#4
Intelligent digital zoom with super resolution algorithms
As mentioned previously, before production begins, a camera plan is established to determine the positioning of cameras and camera operators for capturing the event. The director then assigns specific objectives for each camera operator, such as focusing on particular players or capturing specific types of shots. During the event, the director maintains frequent communication with camera operators and updates their instructions to ensure that no crucial moments are missed. Nevertheless, when an unexpected event occurs, the team’s reaction may not always be quick enough to properly frame the area of interest.
Fortunately, recent advances in computer vision and image processing can be advantageously combined to accurately frame any event, with the sole requirement that the event is visible within a wide angle shot.
By combining saliency detection [18], object detection [19] and tracking [20], it is indeed possible to semi-automatically define a virtual camera trajectory that selects an area of interest in the wide-angle footage. The area of interest is then extracted from the wide-angle view and brought back to the native resolution of the production using a super resolution algorithm.
Super resolution, the process of generating high-resolution images from low-resolution inputs, has long posed a challenge in the field of computer vision. However, recent advancements in deep learning techniques have revolutionized the state-of-the-art in video super resolution, offering a wide range of solutions to enhance image quality in broadcast productions.
Approaches, such as convolutional neural networks (CNNs) [21], transformer-based methods, generative adversarial networks (GANs) [22], and diffusion-based models [23], are commonly employed to learn the mapping from low-resolution to high-resolution images.

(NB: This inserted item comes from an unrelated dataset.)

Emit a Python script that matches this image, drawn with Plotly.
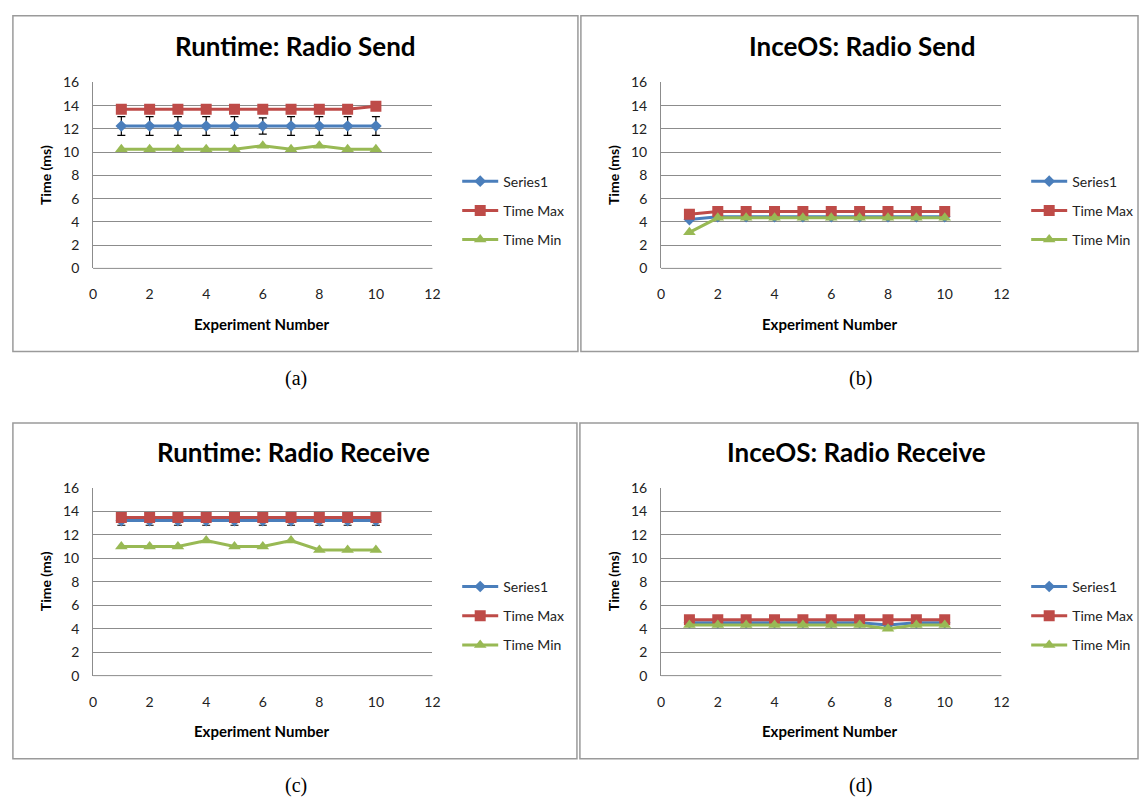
import plotly.graph_objects as go

W, H = 1147, 805

experiments = [1, 2, 3, 4, 5, 6, 7, 8, 9, 10]
series_names = ["Series1", "Time Max", "Time Min"]
titles = ["Runtime: Radio Send", "InceOS: Radio Send", "Runtime: Radio Receive", "InceOS: Radio Receive"]
captions = ["(a)", "(b)", "(c)", "(d)"]
x_ticks = [0, 2, 4, 6, 8, 10, 12]
y_ticks = [0, 2, 4, 6, 8, 10, 12, 14, 16]

# Panel (a) Runtime: Radio Send
a_series1 = [12.25, 12.25, 12.25, 12.25, 12.25, 12.25, 12.25, 12.25, 12.25, 12.25]
a_err = [0.8, 0.8, 0.8, 0.8, 0.8, 0.7, 0.8, 0.8, 0.8, 0.8]
a_max = [13.7, 13.7, 13.7, 13.7, 13.7, 13.7, 13.7, 13.7, 13.7, 13.95]
a_min = [10.25, 10.25, 10.25, 10.25, 10.25, 10.55, 10.25, 10.55, 10.25, 10.25]

# Panel (b) InceOS: Radio Send
b_series1 = [4.2, 4.45, 4.45, 4.45, 4.45, 4.45, 4.45, 4.45, 4.45, 4.45]
b_err = [0, 0, 0, 0, 0, 0, 0, 0, 0, 0]
b_max = [4.65, 4.9, 4.9, 4.9, 4.9, 4.9, 4.9, 4.9, 4.9, 4.9]
b_min = [3.1, 4.35, 4.35, 4.35, 4.35, 4.35, 4.35, 4.35, 4.35, 4.35]

# Panel (c) Runtime: Radio Receive
c_series1 = [13.2, 13.2, 13.2, 13.2, 13.2, 13.2, 13.2, 13.2, 13.2, 13.2]
c_err = [0.4, 0.4, 0.4, 0.4, 0.4, 0.4, 0.4, 0.4, 0.4, 0.4]
c_max = [13.45, 13.45, 13.45, 13.45, 13.45, 13.45, 13.45, 13.45, 13.45, 13.45]
c_min = [11.0, 11.0, 11.0, 11.5, 11.0, 11.0, 11.5, 10.7, 10.7, 10.7]

# Panel (d) InceOS: Radio Receive
d_series1 = [4.5, 4.5, 4.5, 4.5, 4.5, 4.5, 4.5, 4.3, 4.5, 4.5]
d_err = [0, 0, 0, 0, 0, 0, 0, 0, 0, 0]
d_max = [4.75, 4.75, 4.75, 4.75, 4.75, 4.75, 4.75, 4.75, 4.75, 4.75]
d_min = [4.3, 4.3, 4.3, 4.3, 4.3, 4.3, 4.3, 4.0, 4.3, 4.3]

panels = [
    (a_series1, a_err, a_max, a_min),
    (b_series1, b_err, b_max, b_min),
    (c_series1, c_err, c_max, c_min),
    (d_series1, d_err, d_max, d_min),
]

colors = ["#4A7EBB", "#BE4B48", "#98B954"]
symbols = ["diamond", "square", "triangle-up"]
msizes = [9, 11, 11]

# layout geometry in pixels (left, right, top, bottom of plot area)
plot_px = [
    (90, 433, 75, 265),
    (664, 1008, 75, 265),
    (90, 433, 489, 681),
    (664, 1008, 489, 681),
]
box_px = [
    (9, 580, 7, 350),
    (583, 1146, 7, 350),
    (9, 579, 423, 766),
    (582, 1146, 423, 766),
]
caption_px = [(295, 377), (866, 377), (295, 793), (866, 793)]
title_px = [(295, 38), (867, 38), (293, 453), (862, 453)]

def px(x):
    return x / W

def py(y):
    return 1 - y / H

FONT = "Lato, 'Open Sans', sans-serif"

fig = go.Figure()
layout = dict(
    width=W, height=H, margin=dict(l=0, r=0, t=0, b=0), autosize=False,
    paper_bgcolor="white", plot_bgcolor="white",
    showlegend=True, shapes=[], annotations=[],
)

for i, (s1, err, mx, mn) in enumerate(panels):
    k = "" if i == 0 else str(i + 1)
    xa, ya = "x" + k, "y" + k
    leg = "legend" + k
    vals = [s1, mx, mn]
    for j in range(3):
        tr = dict(
            x=experiments, y=vals[j], name=series_names[j], mode="lines+markers",
            line=dict(color=colors[j], width=3),
            marker=dict(symbol=symbols[j], size=msizes[j], color=colors[j]),
            xaxis=xa, yaxis=ya, legend=leg, legendgroup=f"g{i}{j}",
        )
        if j == 0 and any(e > 0 for e in err):
            tr["error_y"] = dict(type="data", array=err, visible=True,
                                 color="black", thickness=1.2, width=4)
        fig.add_trace(go.Scatter(**tr))
    l, r, t, b = plot_px[i]
    layout["xaxis" + k] = dict(
        domain=[px(l), px(r)], range=[0, 12], tickvals=x_ticks, anchor=ya,
        showgrid=False, zeroline=False, showline=False,
        tickfont=dict(family=FONT, size=14, color="#222"),
        ticks="", ticklabelstandoff=16, fixedrange=True,
    )
    layout["yaxis" + k] = dict(
        domain=[py(b), py(t)], range=[0, 16], tickvals=y_ticks, anchor=xa,
        showgrid=True, gridcolor="#8C8C8C", gridwidth=1, zeroline=False,
        showline=True, linecolor="#8C8C8C", linewidth=1,
        tickfont=dict(family=FONT, size=14, color="#222"),
        ticks="", ticklabelstandoff=10, fixedrange=True,
    )
    bl, br, bt, bb = box_px[i]
    layout["shapes"].append(dict(type="rect", xref="paper", yref="paper",
                                 x0=px(bl), x1=px(br), y0=py(bb), y1=py(bt),
                                 line=dict(color="#9A9A9A", width=1.5), layer="below"))
    layout["shapes"].append(dict(type="line", xref="paper", yref="paper",
                                 x0=px(l), x1=px(r), y0=py(b), y1=py(b),
                                 line=dict(color="#8C8C8C", width=1)))
    tx, ty = title_px[i]
    layout["annotations"].append(dict(
        text="<b>" + titles[i] + "</b>", xref="paper", yref="paper",
        x=px(tx), y=py(ty), xanchor="center", yanchor="middle", showarrow=False,
        font=dict(family=FONT, size=26, color="black")))
    layout["annotations"].append(dict(
        text="<b>Time (ms)</b>", xref="paper", yref="paper",
        x=px(l - 48), y=py((t + b) / 2), textangle=-90,
        xanchor="center", yanchor="middle", showarrow=False,
        font=dict(family=FONT, size=14, color="black")))
    layout["annotations"].append(dict(
        text="<b>Experiment Number</b>", xref="paper", yref="paper",
        x=px((l + r) / 2 - 1), y=py(b + 57),
        xanchor="center", yanchor="middle", showarrow=False,
        font=dict(family=FONT, size=15, color="black")))
    cx, cy = caption_px[i]
    layout["annotations"].append(dict(
        text=captions[i], xref="paper", yref="paper", x=px(cx), y=py(cy),
        xanchor="center", yanchor="middle", showarrow=False,
        font=dict(family="Liberation Serif, Times New Roman, serif", size=20, color="black")))
    layout[leg] = dict(
        x=px(r + 25), y=py(t + 85), xanchor="left", yanchor="top",
        bgcolor="rgba(0,0,0,0)", font=dict(family=FONT, size=14, color="#222"),
        tracegroupgap=8, itemwidth=36, itemclick=False, itemdoubleclick=False,
    )

fig.update_layout(**layout)
fig.write_html("out.html", post_script="document.body.style.margin='0';document.body.style.overflow='hidden';")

Despite being an ill-conditioned problem, as multiple high-resolution images could correspond to a single low-resolution image, these approaches have demonstrated considerable success in producing remarkable results.
By allowing to create high-quality close-up video streams from wide-angle views, the combination of super resolution with saliency detection, object detection and tracking presents an exciting opportunity to empower operators to tell even more engaging stories with minimal additional effort or equipment costs.
Figure 5 illustrates this application, exemplifying its potential impact.

Figure 5 - Leveraging object (person) detection and tracking to cut out an area of interest out of a wide-angle view (left-hand side) and bringing it back to the native resolution of the production using a super resolution algorithm (right-hand side).